As both religious and natural symbols of Greece, Meteora and its monastery-topped pinnacles are high on the list of the country’s most visited sites. Many travellers race through the area – and its six monasteries open to the public – in a day or stay overnight in the villages of Kastraki or Kalambaka.

However, over the last couple of years locals have considerably expanded the adventure offerings in the region. With walking, rock climbing, rafting and cycling opportunities, plus fascinating museums and caves to explore, there’s plenty to keep church-weary visitors busy here for a few blessed days.

A large network of monopatia (old monks’ trails) thread through the region, and you can wander on some of these alone. The most accessible path heads to the beautiful monasteries of Agias Triados and Agiou Stefanou.

For off-piste exploration, Visit Meteora offers some excellent guided half-day or longer walks in the hills, ending up in a couple of the monasteries. If you have a head for heights, opt for the walk to Agio Pnevma (Holy Spirit) rock, one of the oldest and smallest monasteries (not included in the usual monastery itinerary) which offers not only an incredible history lesson but also bird’s-eye views of the area.

Not surprisingly, given the region’s extraordinary rock formations and former hermits’ caves, Meteora is a rock climber’s mecca, with all grades of climbs available. Complete novices can test their abilities with Visit Meteora which offers beginners’ (as well as more advanced) rock-climbing sessions.

The same company can organise an adrenaline-boosting ‘scrambling’ tour. It is, well, just what the name says. At times, you are clipped on to a rope as you traverse rock ledges to monasteries and beyond, following original routes once taken by the Meteora’s intrepid hermits.

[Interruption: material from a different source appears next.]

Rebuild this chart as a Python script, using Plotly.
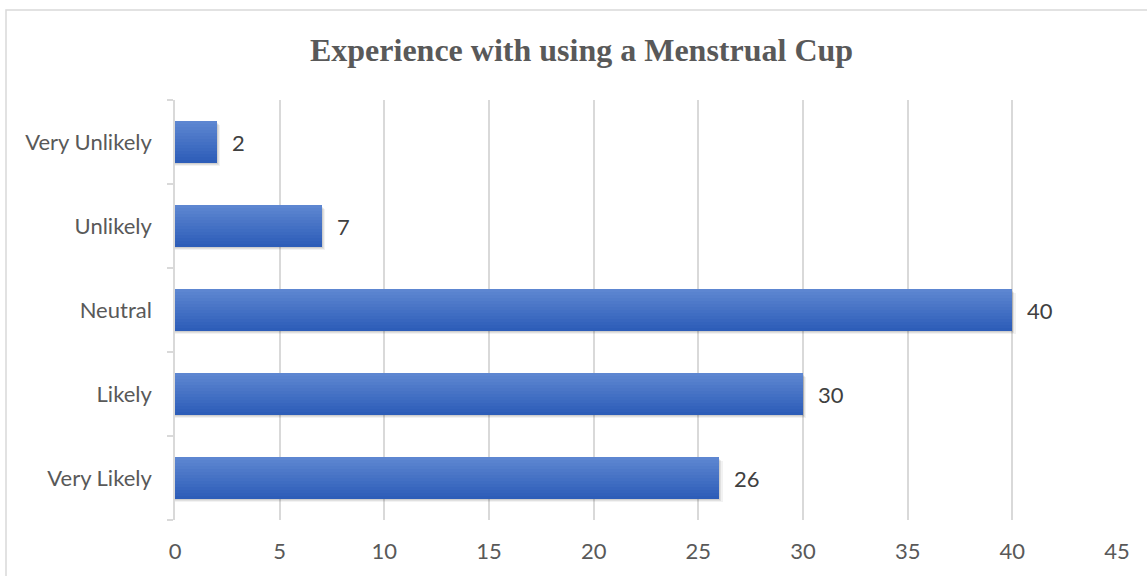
import plotly.graph_objects as go

# Survey responses
categories = ["Very Unlikely", "Unlikely", "Neutral", "Likely", "Very Likely"]
counts = [2, 7, 40, 30, 26]
x_ticks = [0, 5, 10, 15, 20, 25, 30, 35, 40, 45]

W, H = 1147, 576
ML, MR, MT, MB = 175, 30, 100, 56

BAR_W = 0.49          # bar thickness as a share of the category band
N_STRIPS = 14         # vertical gradient bands per bar
TOP_RGB = (93, 134, 209)
BOT_RGB = (45, 93, 184)

LABEL_FONT = "Lato, Carlito, sans-serif"

fig = go.Figure()

# soft drop shadow beneath each bar (down and slightly right)
for dx, dy, alpha in [(0.16, 0.045, 0.05), (0.10, 0.03, 0.07), (0.05, 0.015, 0.08)]:
    fig.add_trace(go.Bar(
        y=categories, x=[v + dx for v in counts], orientation="h",
        width=BAR_W, offset=-BAR_W / 2 - dy,
        marker=dict(color=f"rgba(0,0,0,{alpha})", line=dict(width=0)),
        hoverinfo="skip", showlegend=False,
    ))

# bars built from thin horizontal strips to give a top-to-bottom gradient
strip = BAR_W / N_STRIPS
for i in range(N_STRIPS):
    t = i / (N_STRIPS - 1)   # 0 = bottom edge, 1 = top edge
    r, g, b = (round(BOT_RGB[c] + (TOP_RGB[c] - BOT_RGB[c]) * t) for c in range(3))
    w = strip * 1.15 if i < N_STRIPS - 1 else strip
    fig.add_trace(go.Bar(
        y=categories, x=counts, orientation="h",
        width=w, offset=-BAR_W / 2 + i * strip,
        marker=dict(color=f"rgb({r},{g},{b})", line=dict(width=0)),
        hoverinfo="skip" if i else None, showlegend=False,
    ))

# value labels to the right of each bar
for cat, v in zip(categories, counts):
    fig.add_annotation(
        x=v, y=cat, text=str(v), showarrow=False,
        xanchor="left", xshift=13,
        font=dict(family=LABEL_FONT, size=22, color="#404040"),
    )

# outer chart border
pw = W - ML - MR
ph = H - MT - MB
fig.add_shape(
    type="rect", xref="paper", yref="paper",
    x0=(6 - ML) / pw, x1=(W + 2 - ML) / pw,
    y0=-(H + 2 - MT - ph) / ph, y1=1 + (MT - 10) / ph,
    line=dict(color="#d9d9d9", width=1.5), layer="below",
)

fig.update_layout(
    width=W, height=H,
    margin=dict(l=ML, r=MR, t=MT, b=MB),
    paper_bgcolor="white", plot_bgcolor="white",
    barmode="overlay", bargap=0,
    title=dict(
        text="<b>Experience with using a Menstrual Cup</b>",
        x=0.507, xanchor="center", y=1 - 50 / H, yanchor="middle",
        font=dict(family="Liberation Serif, Times New Roman, serif", size=32, color="#595959"),
    ),
    xaxis=dict(
        range=[0, 45], tickvals=x_ticks,
        showgrid=True, gridcolor="#d9d9d9", gridwidth=1.5,
        zeroline=False, showline=False, ticks="",
        ticklabelstandoff=16,
        tickfont=dict(family=LABEL_FONT, size=22, color="#595959"),
    ),
    yaxis=dict(
        type="category", categoryorder="array", categoryarray=categories[::-1],
        showline=True, linecolor="#d9d9d9", linewidth=1.5,
        ticks="outside", tickson="boundaries", ticklen=6,
        tickcolor="#d9d9d9", tickwidth=1.5,
        showgrid=False, zeroline=False,
        ticklabelstandoff=17,
        tickfont=dict(family=LABEL_FONT, size=22, color="#595959"),
    ),
)

fig.write_html("out.html")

For a relaxed, water-based vista of the area, not to mention family fun (kids aged eight upwards can participate), float down the Ionas River for around 9km. We’re not talking wild whitewater here – these are Grade 1 to 2 rapids only – but the thrill is seeing the Meteora rocks from an entirely different viewpoint. That, and the nature experience: ancient plane trees line the banks and birdlife is prolific.